## AIM
Return each line of the data below verbatim; pictures are to be left out.

## SOURCE EXCERPT
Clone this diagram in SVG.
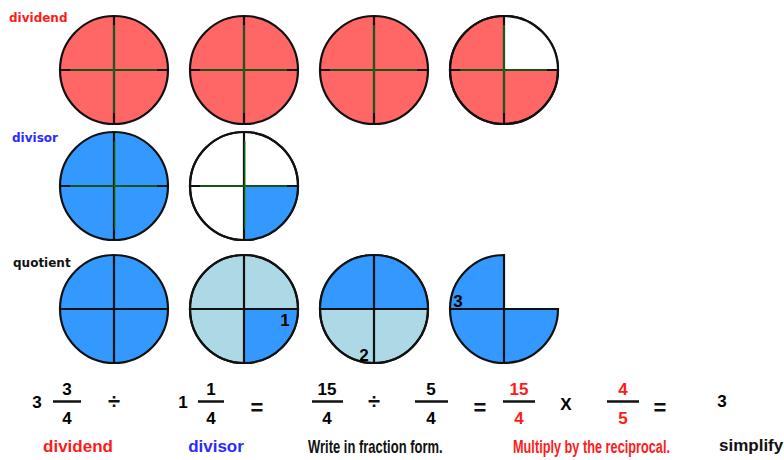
<svg xmlns="http://www.w3.org/2000/svg" width="784" height="460" viewBox="0 0 784 460">
<style>
.ol{stroke:#111;stroke-width:2.2;}
.ln{stroke:#111;stroke-width:2.2;fill:none;}
.gr{stroke:#1e9a1e;stroke-width:1.6;opacity:0.65;fill:none;}
.red{fill:#ff6666;}
.blue{fill:#3399ff;}
.lb{fill:#add8e6;}
.wh{fill:#ffffff;}
.lab{font-family:"DejaVu Sans",Verdana,sans-serif;font-weight:bold;font-size:12px;}
.num{font-family:"Liberation Sans",Arial,sans-serif;font-weight:bold;font-size:17px;text-anchor:middle;}
.op{font-family:"Liberation Sans",Arial,sans-serif;font-weight:bold;font-size:22px;text-anchor:middle;fill:#111;}
.bl{font-family:"Liberation Sans",Arial,sans-serif;font-weight:bold;font-size:17px;}
.bar{stroke:#111;stroke-width:2.5;}
.cap{font-family:"Liberation Sans",Arial,sans-serif;font-size:18px;font-weight:bold;}
</style>
<rect width="784" height="460" fill="#ffffff"/>
<text class="lab" x="9" y="22" fill="#ff1a1a">dividend</text>
<text class="lab" x="12" y="142" fill="#2a2aff">divisor</text>
<text class="lab" x="13" y="267" fill="#111">quotient</text>

<g id="dividend-1">
<circle cx="114" cy="70" r="54" class="red ol"/>
<path d="M60 70H168M114 16V124" class="ln"/>
<path d="M70 70H157M114 25V113" class="gr"/>
</g>
<g id="dividend-2">
<circle cx="244" cy="70" r="54" class="red ol"/>
<path d="M190 70H298M244 16V124" class="ln"/>
<path d="M200 70H287M244 25V113" class="gr"/>
</g>
<g id="dividend-3">
<circle cx="374" cy="70" r="54" class="red ol"/>
<path d="M320 70H428M374 16V124" class="ln"/>
<path d="M330 70H417M374 25V113" class="gr"/>
</g>
<g id="dividend-4">
<circle cx="504" cy="70" r="54" class="red ol"/>
<path d="M504 70V16A54 54 0 0 1 558 70Z" class="wh"/>
<circle cx="504" cy="70" r="54" class="ln"/>
<path d="M450 70H558M504 16V124" class="ln"/>
<path d="M460 70H547M504 25V113" class="gr"/>
</g>

<g id="divisor-1">
<circle cx="114" cy="186" r="54" class="blue ol"/>
<path d="M60 186H168M114 132V240" class="ln"/>
<path d="M70 186H157M115 141V229" class="gr"/>
</g>
<g id="divisor-2">
<circle cx="244" cy="186" r="54" class="wh ol"/>
<path d="M244 186H298A54 54 0 0 1 244 240Z" class="blue"/>
<circle cx="244" cy="186" r="54" class="ln"/>
<path d="M190 186H298M244 132V240" class="ln"/>
<path d="M200 186H287M245 141V229" class="gr"/>
</g>

<g id="quotient-1">
<circle cx="114" cy="309" r="54" class="blue ol"/>
<path d="M60 309H168M114 255V363" class="ln"/>
</g>
<g id="quotient-2">
<circle cx="244" cy="309" r="54" class="lb ol"/>
<path d="M244 309H298A54 54 0 0 1 244 363Z" class="blue"/>
<circle cx="244" cy="309" r="54" class="ln"/>
<path d="M190 309H298M244 255V363" class="ln"/>
<text x="285" y="326" class="num" font-size="15">1</text>
</g>
<g id="quotient-3">
<circle cx="374" cy="309" r="54" class="lb ol"/>
<path d="M320 309A54 54 0 0 1 428 309Z" class="blue"/>
<circle cx="374" cy="309" r="54" class="ln"/>
<path d="M320 309H428M374 255V363" class="ln"/>
<text x="364" y="361" class="num" font-size="15">2</text>
</g>
<g id="quotient-4">
<path d="M504 255A54 54 0 1 0 558 309H504Z" class="blue ol" stroke-linejoin="miter"/>
<path d="M450 309H504M504 309V363" class="ln"/>
<text x="458" y="307" class="num" font-size="15">3</text>
</g>

<g id="equation">
<text x="37" y="408" class="num" font-weight="normal" font-size="15">3</text>
<text x="67" y="395" class="num">3</text>
<line x1="53" y1="401.5" x2="81" y2="401.5" class="bar"/>
<text x="67" y="424" class="num">4</text>
<text x="114" y="409" class="op">÷</text>

<text x="183" y="408" class="num" font-weight="normal" font-size="15">1</text>
<text x="211" y="395" class="num">1</text>
<line x1="198" y1="401.5" x2="224" y2="401.5" class="bar"/>
<text x="211" y="424" class="num">4</text>
<text x="257" y="415" class="op">=</text>

<text x="327" y="395" class="num">15</text>
<line x1="312" y1="401.5" x2="343" y2="401.5" class="bar"/>
<text x="327" y="424" class="num">4</text>
<text x="374" y="409" class="op">÷</text>

<text x="431" y="395" class="num">5</text>
<line x1="415" y1="401.5" x2="448" y2="401.5" class="bar"/>
<text x="431" y="424" class="num">4</text>
<text x="480" y="415" class="op">=</text>

<text x="519" y="395" class="num" fill="#ff1a1a">15</text>
<line x1="503" y1="401.5" x2="535" y2="401.5" class="bar"/>
<text x="519" y="424" class="num" fill="#ff1a1a">4</text>
<text x="566" y="410" class="num" font-size="18">X</text>

<text x="623" y="395" class="num" fill="#ff1a1a">4</text>
<line x1="607" y1="401.5" x2="639" y2="401.5" class="bar"/>
<text x="623" y="424" class="num" fill="#ff1a1a">5</text>
<text x="660" y="415" class="op">=</text>

<text x="722" y="407" class="num" font-weight="normal" font-size="15">3</text>
</g>

<g id="captions">
<text x="78" y="452" class="bl" fill="#ff1a1a" text-anchor="middle">dividend</text>
<text x="216" y="452" class="bl" fill="#2a2aff" text-anchor="middle">divisor</text>
<text transform="translate(308 453) scale(0.72 1)" x="0" y="0" class="cap" fill="#111" textLength="187" lengthAdjust="spacingAndGlyphs">Write in fraction form.</text>
<text transform="translate(513 453) scale(0.707 1)" x="0" y="0" class="cap" fill="#ff1a1a" textLength="222" lengthAdjust="spacingAndGlyphs">Multiply by the reciprocal.</text>
<text x="719" y="451" class="bl" font-size="16.5" fill="#111">simplify</text>
</g>
</svg>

## SOLVED PROBLEM
Clone this diagram in SVG.
<svg xmlns="http://www.w3.org/2000/svg" width="784" height="460" viewBox="0 0 784 460">
<style>
.ol{stroke:#111;stroke-width:2.2;}
.ln{stroke:#111;stroke-width:2.2;fill:none;}
.gr{stroke:#1e9a1e;stroke-width:1.6;opacity:0.65;fill:none;}
.red{fill:#ff6666;}
.blue{fill:#3399ff;}
.lb{fill:#add8e6;}
.wh{fill:#ffffff;}
.lab{font-family:"DejaVu Sans",Verdana,sans-serif;font-weight:bold;font-size:12px;}
.num{font-family:"Liberation Sans",Arial,sans-serif;font-weight:bold;font-size:17px;text-anchor:middle;}
.op{font-family:"Liberation Sans",Arial,sans-serif;font-weight:bold;font-size:22px;text-anchor:middle;fill:#111;}
.bl{font-family:"Liberation Sans",Arial,sans-serif;font-weight:bold;font-size:17px;}
.bar{stroke:#111;stroke-width:2.5;}
.cap{font-family:"Liberation Sans",Arial,sans-serif;font-size:18px;font-weight:bold;}
</style>
<rect width="784" height="460" fill="#ffffff"/>
<text class="lab" x="9" y="22" fill="#ff1a1a">dividend</text>
<text class="lab" x="12" y="142" fill="#2a2aff">divisor</text>
<text class="lab" x="13" y="267" fill="#111">quotient</text>

<g id="dividend-1">
<circle cx="114" cy="70" r="54" class="red ol"/>
<path d="M60 70H168M114 16V124" class="ln"/>
<path d="M70 70H157M114 25V113" class="gr"/>
</g>
<g id="dividend-2">
<circle cx="244" cy="70" r="54" class="red ol"/>
<path d="M190 70H298M244 16V124" class="ln"/>
<path d="M200 70H287M244 25V113" class="gr"/>
</g>
<g id="dividend-3">
<circle cx="374" cy="70" r="54" class="red ol"/>
<path d="M320 70H428M374 16V124" class="ln"/>
<path d="M330 70H417M374 25V113" class="gr"/>
</g>
<g id="dividend-4">
<circle cx="504" cy="70" r="54" class="red ol"/>
<path d="M504 70V16A54 54 0 0 1 558 70Z" class="wh"/>
<circle cx="504" cy="70" r="54" class="ln"/>
<path d="M450 70H558M504 16V124" class="ln"/>
<path d="M460 70H547M504 25V113" class="gr"/>
</g>

<g id="divisor-1">
<circle cx="114" cy="186" r="54" class="blue ol"/>
<path d="M60 186H168M114 132V240" class="ln"/>
<path d="M70 186H157M115 141V229" class="gr"/>
</g>
<g id="divisor-2">
<circle cx="244" cy="186" r="54" class="wh ol"/>
<path d="M244 186H298A54 54 0 0 1 244 240Z" class="blue"/>
<circle cx="244" cy="186" r="54" class="ln"/>
<path d="M190 186H298M244 132V240" class="ln"/>
<path d="M200 186H287M245 141V229" class="gr"/>
</g>

<g id="quotient-1">
<circle cx="114" cy="309" r="54" class="blue ol"/>
<path d="M60 309H168M114 255V363" class="ln"/>
</g>
<g id="quotient-2">
<circle cx="244" cy="309" r="54" class="lb ol"/>
<path d="M244 309H298A54 54 0 0 1 244 363Z" class="blue"/>
<circle cx="244" cy="309" r="54" class="ln"/>
<path d="M190 309H298M244 255V363" class="ln"/>
<text x="285" y="326" class="num" font-size="15">1</text>
</g>
<g id="quotient-3">
<circle cx="374" cy="309" r="54" class="lb ol"/>
<path d="M320 309A54 54 0 0 1 428 309Z" class="blue"/>
<circle cx="374" cy="309" r="54" class="ln"/>
<path d="M320 309H428M374 255V363" class="ln"/>
<text x="364" y="361" class="num" font-size="15">2</text>
</g>
<g id="quotient-4">
<path d="M504 255A54 54 0 1 0 558 309H504Z" class="blue ol" stroke-linejoin="miter"/>
<path d="M450 309H504M504 309V363" class="ln"/>
<text x="458" y="307" class="num" font-size="15">3</text>
</g>

<g id="equation">
<text x="37" y="408" class="num" font-weight="normal" font-size="15">3</text>
<text x="67" y="395" class="num">3</text>
<line x1="53" y1="401.5" x2="81" y2="401.5" class="bar"/>
<text x="67" y="424" class="num">4</text>
<text x="114" y="409" class="op">÷</text>

<text x="183" y="408" class="num" font-weight="normal" font-size="15">1</text>
<text x="211" y="395" class="num">1</text>
<line x1="198" y1="401.5" x2="224" y2="401.5" class="bar"/>
<text x="211" y="424" class="num">4</text>
<text x="257" y="415" class="op">=</text>

<text x="327" y="395" class="num">15</text>
<line x1="312" y1="401.5" x2="343" y2="401.5" class="bar"/>
<text x="327" y="424" class="num">4</text>
<text x="374" y="409" class="op">÷</text>

<text x="431" y="395" class="num">5</text>
<line x1="415" y1="401.5" x2="448" y2="401.5" class="bar"/>
<text x="431" y="424" class="num">4</text>
<text x="480" y="415" class="op">=</text>

<text x="519" y="395" class="num" fill="#ff1a1a">15</text>
<line x1="503" y1="401.5" x2="535" y2="401.5" class="bar"/>
<text x="519" y="424" class="num" fill="#ff1a1a">4</text>
<text x="566" y="410" class="num" font-size="18">X</text>

<text x="623" y="395" class="num" fill="#ff1a1a">4</text>
<line x1="607" y1="401.5" x2="639" y2="401.5" class="bar"/>
<text x="623" y="424" class="num" fill="#ff1a1a">5</text>
<text x="660" y="415" class="op">=</text>

<text x="722" y="407" class="num" font-weight="normal" font-size="15">3</text>
</g>

<g id="captions">
<text x="78" y="452" class="bl" fill="#ff1a1a" text-anchor="middle">dividend</text>
<text x="216" y="452" class="bl" fill="#2a2aff" text-anchor="middle">divisor</text>
<text transform="translate(308 453) scale(0.72 1)" x="0" y="0" class="cap" fill="#111" textLength="187" lengthAdjust="spacingAndGlyphs">Write in fraction form.</text>
<text transform="translate(513 453) scale(0.707 1)" x="0" y="0" class="cap" fill="#ff1a1a" textLength="222" lengthAdjust="spacingAndGlyphs">Multiply by the reciprocal.</text>
<text x="719" y="451" class="bl" font-size="16.5" fill="#111">simplify</text>
</g>
</svg>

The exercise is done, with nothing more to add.